DIRECTIONS FOR THIS TASK → Leave out the pictures and set down exactly the lines from the start of the listing through the one with "0.103, 0.048, 0.014]", both included.

DATA SHOWN →
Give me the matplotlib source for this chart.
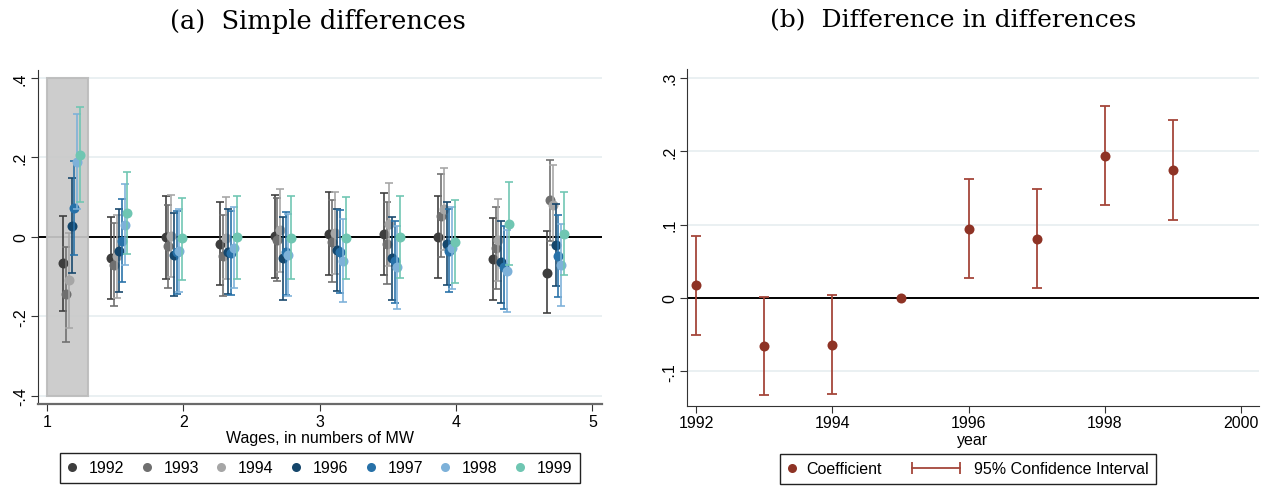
import numpy as np
import matplotlib
matplotlib.use("Agg")
import matplotlib.pyplot as plt
from matplotlib.lines import Line2D
from matplotlib.patches import Rectangle
from matplotlib.legend_handler import HandlerLine2D

plt.rcParams['font.family'] = ['Liberation Sans', 'DejaVu Sans']

# ---- panel (a): simple differences by wage bin ----
bins = [1.15, 1.5, 1.9, 2.3, 2.7, 3.1, 3.5, 3.9, 4.3, 4.7]
years_a = ['1992', '1993', '1994', '1996', '1997', '1998', '1999']

coef_1992 = [-0.066, -0.053, 0.000, -0.018, 0.001, 0.008, 0.006, 0.000, -0.056, -0.090]
lo_1992 = [-0.186, -0.157, -0.105, -0.121, -0.103, -0.096, -0.097, -0.103, -0.159, -0.193]
hi_1992 = [0.053, 0.051, 0.102, 0.087, 0.105, 0.112, 0.110, 0.103, 0.048, 0.014]

coef_1993 = [-0.145, -0.070, -0.024, -0.048, -0.008, -0.012, -0.017, 0.053, -0.029, 0.092]
lo_1993 = [-0.264, -0.174, -0.128, -0.150, -0.111, -0.115, -0.120, -0.052, -0.132, -0.011]
hi_1993 = [-0.026, 0.034, 0.079, 0.056, 0.097, 0.092, 0.087, 0.158, 0.074, 0.194]

coef_1994 = [-0.110, -0.049, 0.001, -0.004, 0.018, 0.010, 0.031, 0.070, -0.008, 0.080]
lo_1994 = [-0.229, -0.153, -0.102, -0.107, -0.088, -0.094, -0.073, -0.034, -0.111, -0.021]
hi_1994 = [0.009, 0.055, 0.105, 0.099, 0.120, 0.114, 0.135, 0.173, 0.095, 0.181]

coef_1996 = [0.028, -0.035, -0.045, -0.038, -0.054, -0.033, -0.054, -0.018, -0.063, -0.021]
lo_1996 = [-0.092, -0.138, -0.148, -0.143, -0.158, -0.137, -0.158, -0.121, -0.167, -0.124]
hi_1996 = [0.147, 0.069, 0.059, 0.069, 0.050, 0.070, 0.049, 0.087, 0.040, 0.082]

coef_1997 = [0.073, -0.010, -0.039, -0.041, -0.039, -0.038, -0.060, -0.035, -0.075, -0.048]
lo_1997 = [-0.046, -0.113, -0.143, -0.146, -0.146, -0.141, -0.166, -0.138, -0.182, -0.152]
hi_1997 = [0.191, 0.094, 0.064, 0.064, 0.063, 0.067, 0.040, 0.070, 0.026, 0.055]

coef_1998 = [0.189, 0.030, -0.035, -0.027, -0.046, -0.060, -0.077, -0.029, -0.086, -0.070]
lo_1998 = [0.070, -0.072, -0.140, -0.130, -0.150, -0.164, -0.181, -0.132, -0.190, -0.174]
hi_1998 = [0.308, 0.134, 0.069, 0.076, 0.057, 0.044, 0.027, 0.074, 0.018, 0.032]

coef_1999 = [0.206, 0.061, -0.004, 0.000, -0.002, -0.002, -0.001, -0.013, 0.033, 0.008]
lo_1999 = [0.087, -0.043, -0.108, -0.106, -0.105, -0.106, -0.104, -0.116, -0.071, -0.096]
hi_1999 = [0.326, 0.164, 0.098, 0.102, 0.102, 0.101, 0.103, 0.092, 0.137, 0.112]

coefs_a = [coef_1992, coef_1993, coef_1994, coef_1996, coef_1997, coef_1998, coef_1999]
los_a = [lo_1992, lo_1993, lo_1994, lo_1996, lo_1997, lo_1998, lo_1999]
his_a = [hi_1992, hi_1993, hi_1994, hi_1996, hi_1997, hi_1998, hi_1999]

# ---- panel (b): difference in differences ----
years_b = [1992, 1993, 1994, 1995, 1996, 1997, 1998, 1999]
coef_b = [0.017, -0.066, -0.064, 0.000, 0.094, 0.080, 0.193, 0.174]
lo_b = [-0.050, -0.133, -0.131, np.nan, 0.027, 0.013, 0.126, 0.106]
hi_b = [0.085, 0.001, 0.004, np.nan, 0.162, 0.148, 0.261, 0.242]

colors = ['#3d3d3d', '#6f6f6f', '#a6a6a6', '#15466b', '#2771a8', '#7db1d9', '#6fc6b2']
offsets = [-0.03, -0.01, 0.01, 0.03, 0.05, 0.07, 0.09]
grid_c = '#e6eef0'
red = '#8e3325'
red_line = '#a5463a'
title_font = 'DejaVu Serif'


class WideLine(HandlerLine2D):
    # longer handle for the CI entry only
    def legend_artist(self, legend, orig_handle, fontsize, handlebox):
        handlebox.width = 42
        return super().legend_artist(legend, orig_handle, fontsize, handlebox)


fig = plt.figure(figsize=(12.7, 4.89), dpi=100)

# ---------- left panel ----------
ax = fig.add_axes([37.6 / 1270, 84 / 489, 564.4 / 1270, 334 / 489])
for yv in [-0.4, -0.2, 0.2, 0.4]:
    ax.axhline(yv, color=grid_c, lw=1.2, zorder=0)
ax.axhline(0, color='black', lw=1.4, zorder=1)
ax.add_patch(Rectangle((1.0, -0.4), 0.3, 0.8, facecolor='#c9c9c9', edgecolor='#bcbcbc',
                       lw=1.5, alpha=0.92, zorder=2))
bins_arr = np.array(bins)
for i, yr in enumerate(years_a):
    x = bins_arr + offsets[i]
    c = np.array(coefs_a[i])
    lo = np.array(los_a[i])
    hi = np.array(his_a[i])
    ax.errorbar(x, c, yerr=[c - lo, hi - c], fmt='none', ecolor=colors[i], elinewidth=1.3,
                capsize=2.8, capthick=1.3, alpha=0.9, zorder=3 + i)
    ax.plot(x, c, 'o', color=colors[i], ms=7.2, mec='none', zorder=3 + i, label=yr)

ax.set_xlim(0.931, 5.07)
ax.set_ylim(-0.421, 0.42)
ax.set_xticks([1, 2, 3, 4, 5])
ax.set_yticks([-0.4, -0.2, 0, 0.2, 0.4])
ax.set_yticklabels(['-.4', '-.2', '0', '.2', '.4'], rotation=90, va='center')
ax.set_xlabel('Wages, in numbers of MW', fontsize=11.5, labelpad=1)
ax.spines['top'].set_visible(False)
ax.spines['right'].set_visible(False)
ax.spines['left'].set_color('#333333')
ax.spines['bottom'].set_color('#6a6a6a')
ax.spines['bottom'].set_linewidth(1.6)
ax.tick_params(axis='both', labelsize=11.5, length=5, color='#333333', pad=2)
fig.text(318 / 1270, 1 - 21 / 489, '(a)  Simple differences', fontsize=18.5,
         family=title_font, ha='center', va='center')

handles_a = [Line2D([], [], marker='o', ls='none', color=colors[i], ms=6.5, mec='none')
             for i in range(len(years_a))]
fig.legend(handles_a, years_a, loc='center', bbox_to_anchor=(320 / 1270, 1 - 469 / 489),
           ncol=7, fontsize=11.5, frameon=True, fancybox=False, edgecolor='#222222',
           handlelength=0.6, handletextpad=0.75, columnspacing=1.1, borderpad=0.45,
           framealpha=1)

# ---------- right panel ----------
bx = fig.add_axes([686.8 / 1270, 82.3 / 489, 571.8 / 1270, 336.7 / 489])
for yv in [-0.1, 0.1, 0.2, 0.3]:
    bx.axhline(yv, color=grid_c, lw=1.2, zorder=0)
bx.axhline(0, color='black', lw=1.4, zorder=1)
cb = np.array(coef_b)
lob = np.array(lo_b)
hib = np.array(hi_b)
bx.errorbar(years_b, cb, yerr=[cb - lob, hib - cb], fmt='none', ecolor=red_line,
            elinewidth=1.3, capsize=3.3, capthick=1.3, zorder=3)
bx.plot(years_b, cb, 'o', color=red, ms=7.2, mec='none', zorder=4)
bx.set_xlim(1991.86, 2000.26)
bx.set_ylim(-0.147, 0.312)
bx.set_xticks([1992, 1994, 1996, 1998, 2000])
bx.set_yticks([-0.1, 0, 0.1, 0.2, 0.3])
bx.set_yticklabels(['-.1', '0', '.1', '.2', '.3'], rotation=90, va='center')
bx.set_xlabel('year', fontsize=11.5, labelpad=1)
bx.spines['top'].set_visible(False)
bx.spines['right'].set_visible(False)
bx.spines['left'].set_color('#333333')
bx.spines['bottom'].set_color('#333333')
bx.tick_params(axis='both', labelsize=11.5, length=5, color='#333333', pad=2)
fig.text(953 / 1270, 1 - 21 / 489, '(b)  Difference in differences', fontsize=18,
         family=title_font, ha='center', va='center')

h_coef = Line2D([], [], marker='o', ls='none', color=red, ms=6.5, mec='none')
h_ci = Line2D([], [], color=red_line, lw=1.3, marker='|', ms=8, mew=1.3)
fig.legend([h_coef, h_ci], ['Coefficient', '95% Confidence Interval'], loc='center',
           bbox_to_anchor=(968 / 1270, 1 - 470 / 489), ncol=2, fontsize=11.5, frameon=True,
           fancybox=False, edgecolor='#222222', handlelength=0.6, handletextpad=0.55,
           columnspacing=1.6, borderpad=0.45, framealpha=1,
           handler_map={h_coef: HandlerLine2D(numpoints=1), h_ci: WideLine(numpoints=2)})

fig.savefig('out.png', dpi=100)
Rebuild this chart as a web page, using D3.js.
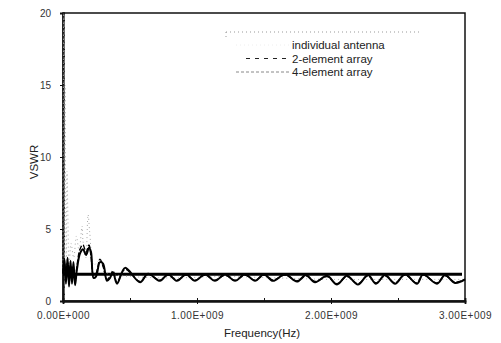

THE ANSWER →
Give me the matplotlib source for this chart.
import numpy as np
import matplotlib
matplotlib.use("Agg")
import matplotlib.pyplot as plt
from matplotlib.lines import Line2D
from matplotlib.patches import Rectangle
from matplotlib.legend_handler import HandlerLine2D

plt.rcParams['font.family'] = ['Liberation Sans', 'DejaVu Sans']

# ---- panel (a): simple differences by wage bin ----
bins = [1.15, 1.5, 1.9, 2.3, 2.7, 3.1, 3.5, 3.9, 4.3, 4.7]
years_a = ['1992', '1993', '1994', '1996', '1997', '1998', '1999']

coef_1992 = [-0.066, -0.053, 0.000, -0.018, 0.001, 0.008, 0.006, 0.000, -0.056, -0.090]
lo_1992 = [-0.186, -0.157, -0.105, -0.121, -0.103, -0.096, -0.097, -0.103, -0.159, -0.193]
hi_1992 = [0.053, 0.051, 0.102, 0.087, 0.105, 0.112, 0.110, 0.103, 0.048, 0.014]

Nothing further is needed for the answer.